Thursday, May 2, 2013

May 1


Today was the community service day, so I didn’t actually get to work on my project during the day.  We went to the Schwartz Center in Dartmouth and did art projects with the kids.  We made cut outs of facial features and helped them glue them on paper to make family portraits.  It was kind of stressful because I had never spent any time with kids with disabilities like that before.  But it was good.  Then when I came back I got interviewed about my senior project.  For Tabor Today I think, or something like that.  They made a video.  It was kind of uncomfortable.  But I think it went ok. I got to unload the kiln, too!  Which is always just so exciting.  Everything came out successfully except one cup had a little crack in it. So now I have six dinner plates, six salad plates, eight cups, a platter, and four bowls.  I’m going to load up the kiln again probably on Friday, and all I have to do is blind contour the teacups and the serving dish. And glaze them.  Oh and I have the candleholders that are still in the works. 
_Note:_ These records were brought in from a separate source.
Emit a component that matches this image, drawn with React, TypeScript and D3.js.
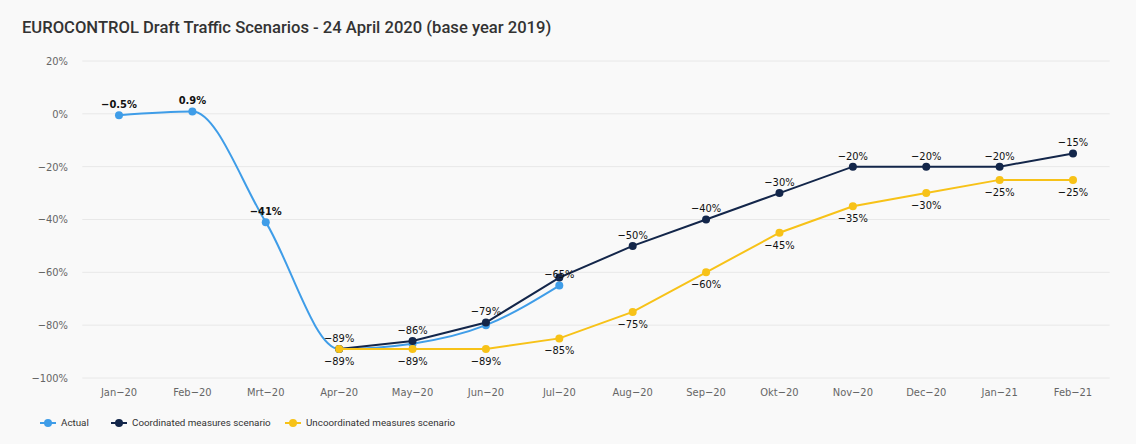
import React, { useEffect } from "react";
import * as d3 from "d3";

const categories = ["Jan-20", "Feb-20", "Mrt-20", "Apr-20", "May-20", "Jun-20", "Jul-20", "Aug-20", "Sep-20", "Okt-20", "Nov-20", "Dec-20", "Jan-21", "Feb-21"];
const actual: (number | null)[] = [-0.5, 0.9, -41, -89, -87, -80, -65, null, null, null, null, null, null, null];
const coordinated: (number | null)[] = [null, null, null, -89, -86, -79, -62, -50, -40, -30, -20, -20, -20, -15];
const uncoordinated: (number | null)[] = [null, null, null, -89, -89, -89, -85, -75, -60, -45, -35, -30, -25, -25];
// which points show a data label
const actualLabels = [true, true, true, false, false, false, true, false, false, false, false, false, false, false];
const coordinatedLabels = [false, false, false, true, true, true, false, true, true, true, true, true, true, true];
const uncoordinatedLabels = [false, false, false, true, true, true, true, true, true, true, true, true, true, true];
const yTicks = [20, 0, -20, -40, -60, -80, -100];

const title = "EUROCONTROL Draft Traffic Scenarios - 24 April 2020 (base year 2019)";
const seriesNames = ["Actual", "Coordinated measures scenario", "Uncoordinated measures scenario"];
const colors = ["#3f9de8", "#13264a", "#f7c218"];

const W = 1136, H = 444;
const left = 82.3, right = 1109.7, top = 61, bottom = 378;
const labelFont = "'DejaVu Sans Condensed', 'DejaVu Sans', sans-serif";

function fmt(v: number) {
  const s = Number.isInteger(v) ? String(v) : v.toFixed(1);
  return s.replace("-", "\u2212") + "%";
}

export default function App() {
  useEffect(() => {
    document.body.style.margin = "0";
    document.body.style.background = "#f9f9f9";
  }, []);

  const x = d3.scaleBand<string>().domain(categories).range([left, right]).padding(0);
  const cx = (c: string) => (x(c) as number) + x.bandwidth() / 2;
  const y = d3.scaleLinear().domain([-100, 20]).range([bottom, top]);

  type P = { c: string; v: number; lab: boolean; i: number };
  const mk = (arr: (number | null)[], labs: boolean[]): P[] =>
    arr.map((v, i) => ({ c: categories[i], v: v as number, lab: labs[i], i })).filter((d) => d.v !== null && d.v !== undefined);

  const sActual = mk(actual, actualLabels);
  const sCoord = mk(coordinated, coordinatedLabels);
  const sUncoord = mk(uncoordinated, uncoordinatedLabels);

  const splineGen = d3.line<P>().x((d) => cx(d.c)).y((d) => y(d.v)).curve(d3.curveMonotoneX);
  const lineGen = d3.line<P>().x((d) => cx(d.c)).y((d) => y(d.v));

  const series = [
    { data: sActual, path: splineGen(sActual), color: colors[0], above: true, bold: true },
    { data: sCoord, path: lineGen(sCoord), color: colors[1], above: true, bold: false },
    { data: sUncoord, path: lineGen(sUncoord), color: colors[2], above: false, bold: false },
  ];

  const legendItems = [
    { x: 40, name: seriesNames[0], color: colors[0] },
    { x: 111, name: seriesNames[1], color: colors[1] },
    { x: 285, name: seriesNames[2], color: colors[2] },
  ];

  return (
    <svg width={W} height={H} style={{ display: "block" }}>
      <rect x={0} y={0} width={W} height={H} fill="#f9f9f9" />
      <text x={22} y={33} fontFamily="Roboto, sans-serif" fontSize={16.6} fontWeight={500} fill="#333">{title}</text>
      {yTicks.map((t) => (
        <g key={t}>
          <line x1={left} x2={right} y1={y(t)} y2={y(t)} stroke="#e8e8e8" strokeWidth={1} />
          <text x={68} y={y(t)} dy="0.35em" textAnchor="end" fontFamily={labelFont} fontSize={11} fill="#666">
            {fmt(t)}
          </text>
        </g>
      ))}
      {categories.map((c) => (
        <text key={c} x={cx(c)} y={396} textAnchor="middle" fontFamily={labelFont} fontSize={11} fill="#666">
          {c.replace("-", "\u2212")}
        </text>
      ))}
      {series.map((s, i) => (
        <g key={i}>
          <path d={s.path || ""} fill="none" stroke={s.color} strokeWidth={2} />
          {s.data.map((d) => (
            <circle key={d.c} cx={cx(d.c)} cy={y(d.v)} r={4} fill={s.color} />
          ))}
        </g>
      ))}
      {series.map((s, i) => (
        <g key={"l" + i}>
          {s.data.filter((d) => d.lab).map((d) => (
            <text
              key={d.c}
              x={cx(d.c)}
              y={y(d.v) + (s.above ? -11 : 12)}
              dy="0.35em"
              textAnchor="middle"
              fontFamily={labelFont}
              fontSize={11}
              fontWeight={s.bold && d.i < 3 ? "bold" : "normal"}
              fill="#111"
            >
              {fmt(d.v)}
            </text>
          ))}
        </g>
      ))}
      {legendItems.map((l) => (
        <g key={l.name}>
          <line x1={l.x} x2={l.x + 16} y1={423} y2={423} stroke={l.color} strokeWidth={2} />
          <circle cx={l.x + 8} cy={423} r={4} fill={l.color} />
          <text x={l.x + 21} y={423} dy="0.35em" fontFamily="Roboto, sans-serif" fontSize={9.8} fill="#333">
            {l.name}
          </text>
        </g>
      ))}
    </svg>
  );
}
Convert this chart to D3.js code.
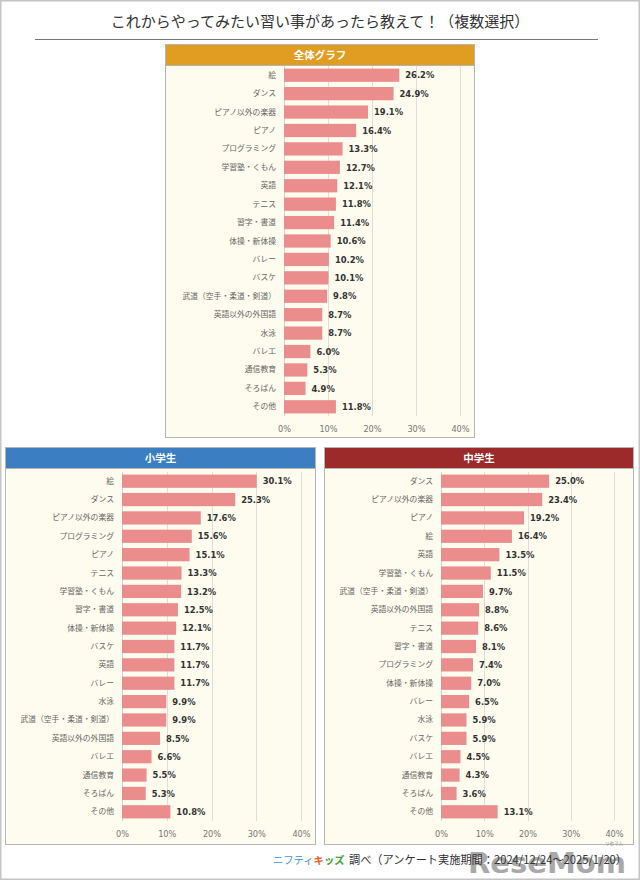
<!DOCTYPE html>
<html><head><meta charset="utf-8">
<script src="https://cdn.jsdelivr.net/npm/d3@7"></script>
<style>
html,body{margin:0;padding:0;background:#fff;}
svg{display:block;}
</style></head>
<body>
<svg id="chart" width="640" height="880"></svg>
<script>
// ---- data ----
const titleText = "これからやってみたい習い事があったら教えて！（複数選択）";
const overallTitle = "全体グラフ";
const overallCats = ["絵","ダンス","ピアノ以外の楽器","ピアノ","プログラミング","学習塾・くもん","英語","テニス","習字・書道","体操・新体操","バレー","バスケ","武道（空手・柔道・剣道）","英語以外の外国語","水泳","バレエ","通信教育","そろばん","その他"];
const overallVals = [26.2,24.9,19.1,16.4,13.3,12.7,12.1,11.8,11.4,10.6,10.2,10.1,9.8,8.7,8.7,6.0,5.3,4.9,11.8];
const elemTitle = "小学生";
const elemCats = ["絵","ダンス","ピアノ以外の楽器","プログラミング","ピアノ","テニス","学習塾・くもん","習字・書道","体操・新体操","バスケ","英語","バレー","水泳","武道（空手・柔道・剣道）","英語以外の外国語","バレエ","通信教育","そろばん","その他"];
const elemVals = [30.1,25.3,17.6,15.6,15.1,13.3,13.2,12.5,12.1,11.7,11.7,11.7,9.9,9.9,8.5,6.6,5.5,5.3,10.8];
const juniorTitle = "中学生";
const juniorCats = ["ダンス","ピアノ以外の楽器","ピアノ","絵","英語","学習塾・くもん","武道（空手・柔道・剣道）","英語以外の外国語","テニス","習字・書道","プログラミング","体操・新体操","バレー","水泳","バスケ","バレエ","通信教育","そろばん","その他"];
const juniorVals = [25.0,23.4,19.2,16.4,13.5,11.5,9.7,8.8,8.6,8.1,7.4,7.0,6.5,5.9,5.9,4.5,4.3,3.6,13.1];
const tickValues = [0,10,20,30,40];
const footerLogoA = "ニフティ";
const footerLogoB = "キ";
const footerLogoC = "ッズ";
const footerText = "調べ（アンケート実施期間：2024/12/24～2025/1/20）";

// ---- drawing ----
const JP = "'Noto Sans CJK JP','Noto Sans',sans-serif";
const NUM = "'DejaVu Sans',Verdana,sans-serif";
const svg = d3.select("#chart");

svg.append("rect").attr("x",0.75).attr("y",0.75).attr("width",638.5).attr("height",878.5)
  .attr("fill","#fff").attr("stroke","#c4c4c4").attr("stroke-width",1.5);

svg.append("text").attr("x",320).attr("y",27).attr("text-anchor","middle")
  .attr("font-family",JP).attr("font-weight",400).attr("font-size",15).attr("fill","#333").text(titleText);
svg.append("line").attr("x1",35).attr("x2",598).attr("y1",39.5).attr("y2",39.5)
  .attr("stroke","#777").attr("stroke-width",1);

function drawPanel(cats, vals, title, L){
  const g = svg.append("g");
  g.append("rect").attr("x",L.x0+0.5).attr("y",L.top+0.5).attr("width",L.x1-L.x0-1).attr("height",L.bottom-L.top-1)
    .attr("fill","#fdfcee").attr("stroke","#b5b5b5").attr("stroke-width",1);
  g.append("rect").attr("x",L.x0+0.5).attr("y",L.top+0.5).attr("width",L.x1-L.x0-1).attr("height",L.headerH)
    .attr("fill",L.color).attr("stroke","#b5b5b5").attr("stroke-width",1);
  g.append("text").attr("x",(L.x0+L.x1)/2).attr("y",L.top+L.headerH/2+4).attr("text-anchor","middle")
    .attr("font-family",JP).attr("font-weight","bold").attr("font-size",10.5).attr("fill","#fff").text(title);

  const x = d3.scaleLinear().domain([0,40]).range([L.plotLeft,L.plotRight]);
  const y = d3.scaleBand().domain(cats).range([L.rowTop,L.rowBottom]).paddingInner(0.28).paddingOuter(0.14);

  g.append("g").selectAll("line").data(tickValues).join("line")
    .attr("x1",d=>Math.round(x(d))+0.5).attr("x2",d=>Math.round(x(d))+0.5)
    .attr("y1",L.rowTop).attr("y2",L.rowBottom)
    .attr("stroke",d=>d===0?"#d0d0d0":"#dddddd").attr("stroke-width",1);

  const data = cats.map((c,i)=>({c, v: vals[i]}));
  g.append("g").selectAll("rect").data(data).join("rect")
    .attr("x",x(0)).attr("y",d=>y(d.c)).attr("width",d=>x(d.v)-x(0)).attr("height",y.bandwidth())
    .attr("fill","#ec8d8d");
  g.append("g").selectAll("text").data(data).join("text")
    .attr("x",d=>x(d.v)+6).attr("y",d=>y(d.c)+y.bandwidth()/2+3.2)
    .attr("font-family",NUM).attr("font-weight","bold").attr("font-size",8.4).attr("fill","#333")
    .text(d=>d.v.toFixed(1)+"%");

  const ya = g.append("g").attr("transform",`translate(${L.plotLeft},0)`)
    .call(d3.axisLeft(y).tickSize(0).tickPadding(8));
  ya.select(".domain").remove();
  ya.selectAll("text").attr("font-family",JP).attr("font-size",7.8).attr("fill","#666");

  const xa = g.append("g").attr("transform",`translate(0,${L.tickY})`)
    .call(d3.axisBottom(x).tickValues(tickValues).tickFormat(d=>d+"%").tickSize(0).tickPadding(0));
  xa.select(".domain").remove();
  xa.selectAll("text").attr("font-family",NUM).attr("font-size",8.2).attr("fill","#777").attr("dy","0.32em");
}

drawPanel(overallCats, overallVals, overallTitle,
  {x0:165,x1:475,top:44,headerH:21,bottom:438,plotLeft:284,plotRight:460,rowTop:66,rowBottom:416,tickY:429,color:"#e19d22"});
drawPanel(elemCats, elemVals, elemTitle,
  {x0:5,x1:316,top:447,headerH:21,bottom:845,plotLeft:122,plotRight:301,rowTop:472,rowBottom:821,tickY:834,color:"#3b7fc2"});
drawPanel(juniorCats, juniorVals, juniorTitle,
  {x0:324,x1:634,top:447,headerH:21,bottom:845,plotLeft:441,plotRight:614,rowTop:472,rowBottom:821,tickY:834,color:"#9c2a2b"});

// watermark (drawn beneath footer text)
svg.append("text").attr("x",468).attr("y",873).attr("font-family","'DejaVu Sans',sans-serif").attr("font-weight","bold")
  .attr("font-size",28).attr("fill","#555").attr("opacity",0.5).attr("textLength",158).attr("lengthAdjust","spacingAndGlyphs").text("ReseMom");
svg.append("text").attr("x",614).attr("y",845).attr("text-anchor","middle").attr("font-family",JP)
  .attr("font-size",4.5).attr("fill","#888").text("リセマム");

// footer
const logo = svg.append("text").attr("x",273).attr("y",864).attr("font-family",JP).attr("font-size",10.3);
logo.append("tspan").attr("fill","#3a93d4").text(footerLogoA);
logo.append("tspan").attr("fill","#e8602a").attr("font-weight","bold").text(footerLogoB);
logo.append("tspan").attr("fill","#3aa336").attr("font-weight","bold").text(footerLogoC);
svg.append("text").attr("x",349).attr("y",864).attr("font-family",JP).attr("font-size",11.5)
  .attr("fill","#333").attr("textLength",278).attr("lengthAdjust","spacingAndGlyphs").text(footerText);
</script>
</body></html>
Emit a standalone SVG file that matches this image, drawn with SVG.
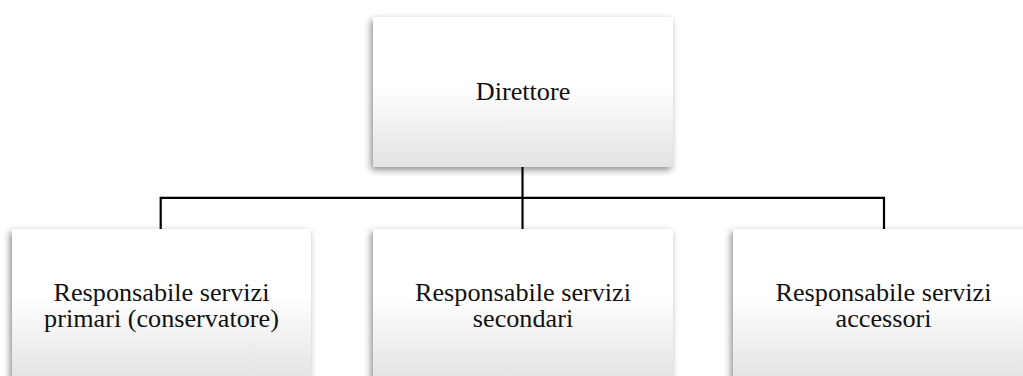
<svg xmlns="http://www.w3.org/2000/svg" width="1023" height="376" viewBox="0 0 1023 376">
  <defs>
    <linearGradient id="boxGrad" x1="0" y1="0" x2="0" y2="1">
      <stop offset="0" stop-color="#ffffff"/>
      <stop offset="0.45" stop-color="#ffffff"/>
      <stop offset="1" stop-color="#e3e3e3"/>
    </linearGradient>
    <filter id="shadow" x="-10%" y="-10%" width="120%" height="125%">
      <feDropShadow dx="-2" dy="3" stdDeviation="3.5" flood-color="#000000" flood-opacity="0.45"/>
    </filter>
  </defs>
  <style>
    .box { fill: url(#boxGrad); filter: url(#shadow); }
    .conn { stroke: #000000; stroke-width: 2.2; fill: none; }
    .lbl { font-family: 'Liberation Serif', 'Times New Roman', Times, 'DejaVu Serif', serif; font-size: 26.2px; fill: #111111; text-anchor: middle; }
  </style>
  <rect width="1023" height="376" fill="#ffffff"/>
  <g id="connectors">
    <path class="conn" d="M522.5,167 V229"/>
    <path class="conn" d="M160.7,229 V197.8 H884 V229"/>
  </g>
  <g id="direttore">
    <rect class="box" x="373" y="17" width="300" height="150"/>
    <text class="lbl" x="523" y="99.5">Direttore</text>
  </g>
  <g id="primari">
    <rect class="box" x="12" y="229" width="299" height="150"/>
    <text class="lbl" x="161.5" y="300.8">Responsabile servizi</text>
    <text class="lbl" x="161.5" y="327">primari (conservatore)</text>
  </g>
  <g id="secondari">
    <rect class="box" x="373" y="229" width="300" height="150"/>
    <text class="lbl" x="523" y="300.8">Responsabile servizi</text>
    <text class="lbl" x="523" y="327">secondari</text>
  </g>
  <g id="accessori">
    <rect class="box" x="733" y="229" width="300" height="150"/>
    <text class="lbl" x="883.5" y="300.8">Responsabile servizi</text>
    <text class="lbl" x="883.5" y="327">accessori</text>
  </g>
</svg>
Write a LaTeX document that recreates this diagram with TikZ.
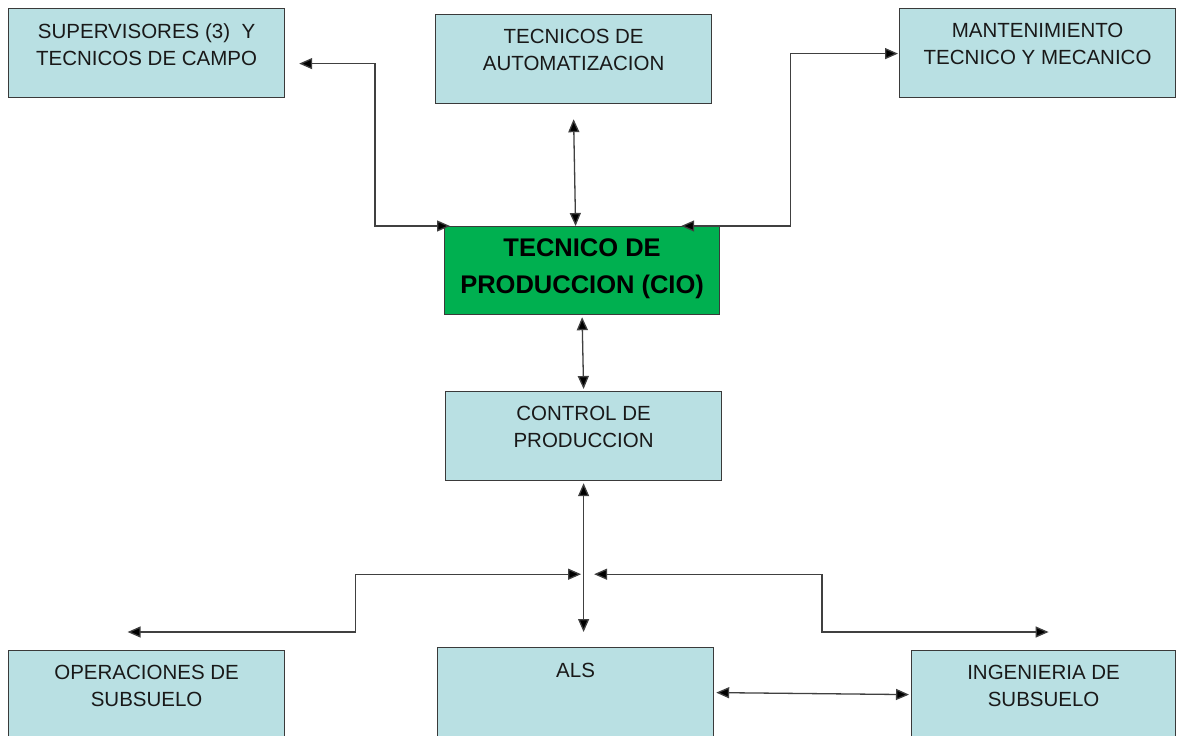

            We’ve been painting the walls at coffee o.  They were this really ugly peach color and some of them were dark brown.  Now they’re a really nice buttery yellow color.  It’s been really fun going after school, from around six until around eleven, cleaning and painting.  And we’ve had pizza and Indian food, and it’s just been really nice and fun.  I’m going to go again tonight and then I think Thursday too.  It looked so dirty before and now it just looks really nice and clean and bright. 
            I started reading a book called The Street Where the Heart Lies by Ludwig Bemelmans.  He’s the person who wrote Madeline.  And he also writes actual novels and he’s an artist.  It’s about this person who was pretty well off, living in Paris, and he decides that he wants to leave everything behind so he throws everything out of his window and takes his mattress under a bridge and lives there.  I like it so far.  There’s a whole community of people who live around there who he’s describing and it all sounds really picturesque.  It’s translated from French, and I think it makes it sound kind of funny.  After I finish it I want to find a copy of it in French and read it.